Our findings are consistent with observations from the tyrosine kinase inhibitor era, in which PPS strongly depended on liver function and PS at progression [11,12]. Moreover, our prior sorafenib-era data similarly suggested that a baseline Child–Pugh score 5 facilitates the preservation of hepatic reserve at progression and subsequent treatment transition [13]. A post hoc analysis of IMbrave150 also indicated that the OS advantage of Atz+Bev over sorafenib was more apparent in patients with better liver function [14]. Collectively, these data emphasize that maintaining hepatic reserve remains a central prerequisite for sustained systemic therapy even in the immunotherapy era.
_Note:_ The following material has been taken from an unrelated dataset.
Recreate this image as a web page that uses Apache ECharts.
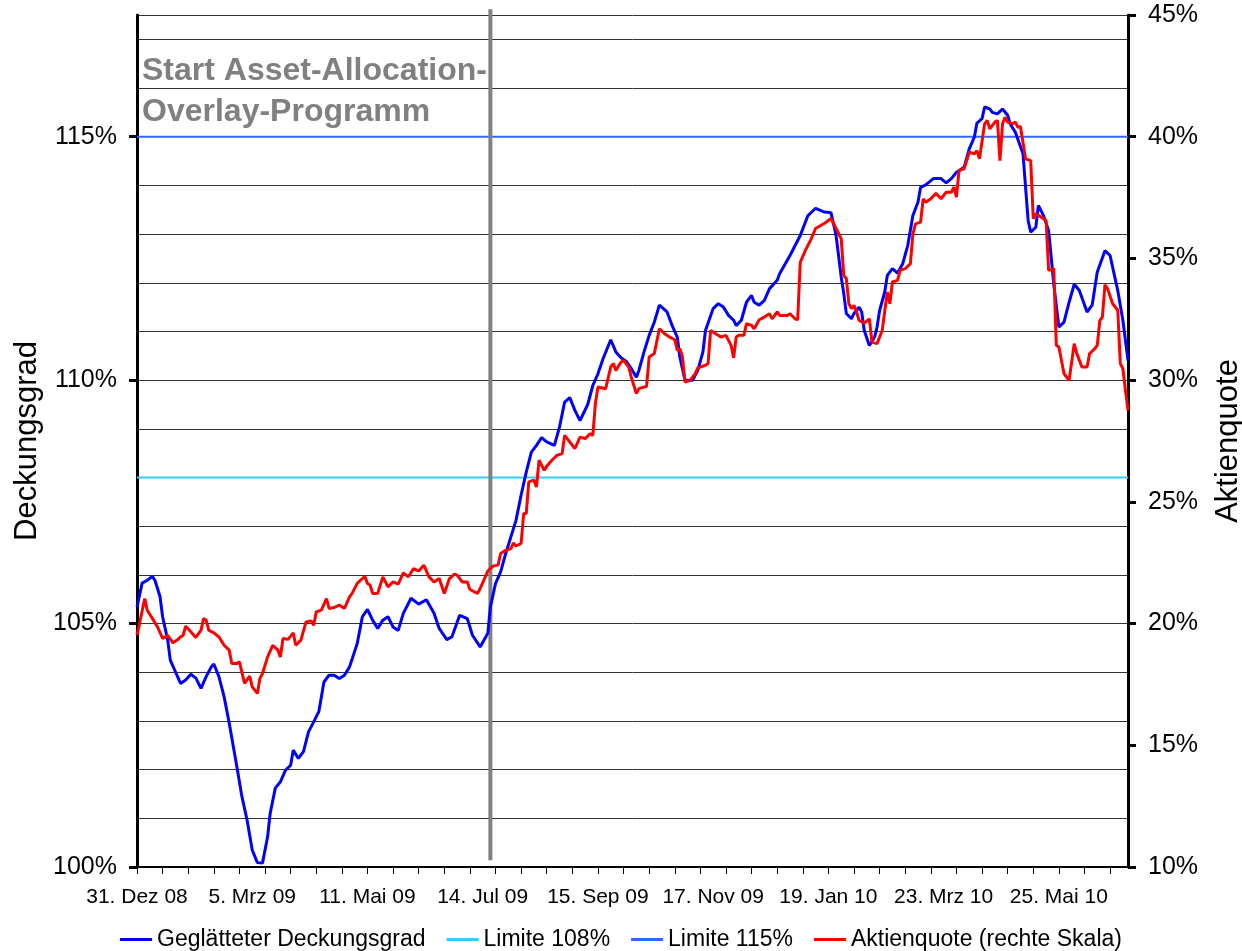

In the present analysis, we evaluated liver function at radiological progression using the ALBI grade. While a favorable mALBI grade (1/2a) was associated with a longer PPS in univariate analysis, it did not retain independent prognostic significance after adjustment for Child–Pugh class and PS. As expected, portal vein invasion—an established adverse prognostic factor in HCC [1]—remained independently associated with PPS, underscoring that post-progression outcomes reflect not only functional status but also tumor aggressiveness.
Clinically, these findings underscore the importance of proactive management to preserve hepatic reserve and PS throughout Atz+Bev therapy, including early identification and prompt management of treatment-related adverse events and decompensation risks. Conversely, patients who become ineligible for further therapy due to functional decline at progression remain a major clinical challenge. Future studies should develop optimized strategies and predictive tools for this population, including models integrating hepatic function dynamics and tumor factors [15].
Several limitations warrant consideration. This retrospective, single-center design is subject to residual confounding and selection bias, and post-progression treatment was not standardized. In addition, given the limited sample size within each subsequent treatment category, we did not perform formal regimen-specific comparative analyses, which could be underpowered and potentially misleading; instead, our results emphasize liver function and PS as upstream determinants enabling treatment sequencing across heterogeneous real-world strategies. Moreover, because we restricted the cohort to patients with Child–Pugh class A and ECOG PS 0/1 at baseline, the applicability of our findings to patients with poorer liver function or performance status remains uncertain. Due to the retrospective clinical nature of this study and limited availability of biospecimens, we could not explore the molecular or immunological mechanisms underlying preservation of treatment eligibility. Finally, because the cohort consisted exclusively of Japanese patients, external validation in more diverse populations is required.
5. Conclusions
In patients with advanced HCC treated with Atz+Bev, longer PPS after radiological progression was primarily associated with preservation of Child–Pugh A and ECOG PS 0/1 at progression. Initiating Atz+Bev under optimal baseline liver function, particularly at a Child–Pugh score of 5, increased the likelihood of maintaining these favorable conditions, thereby enabling subsequent therapy and improving post-progression outcomes.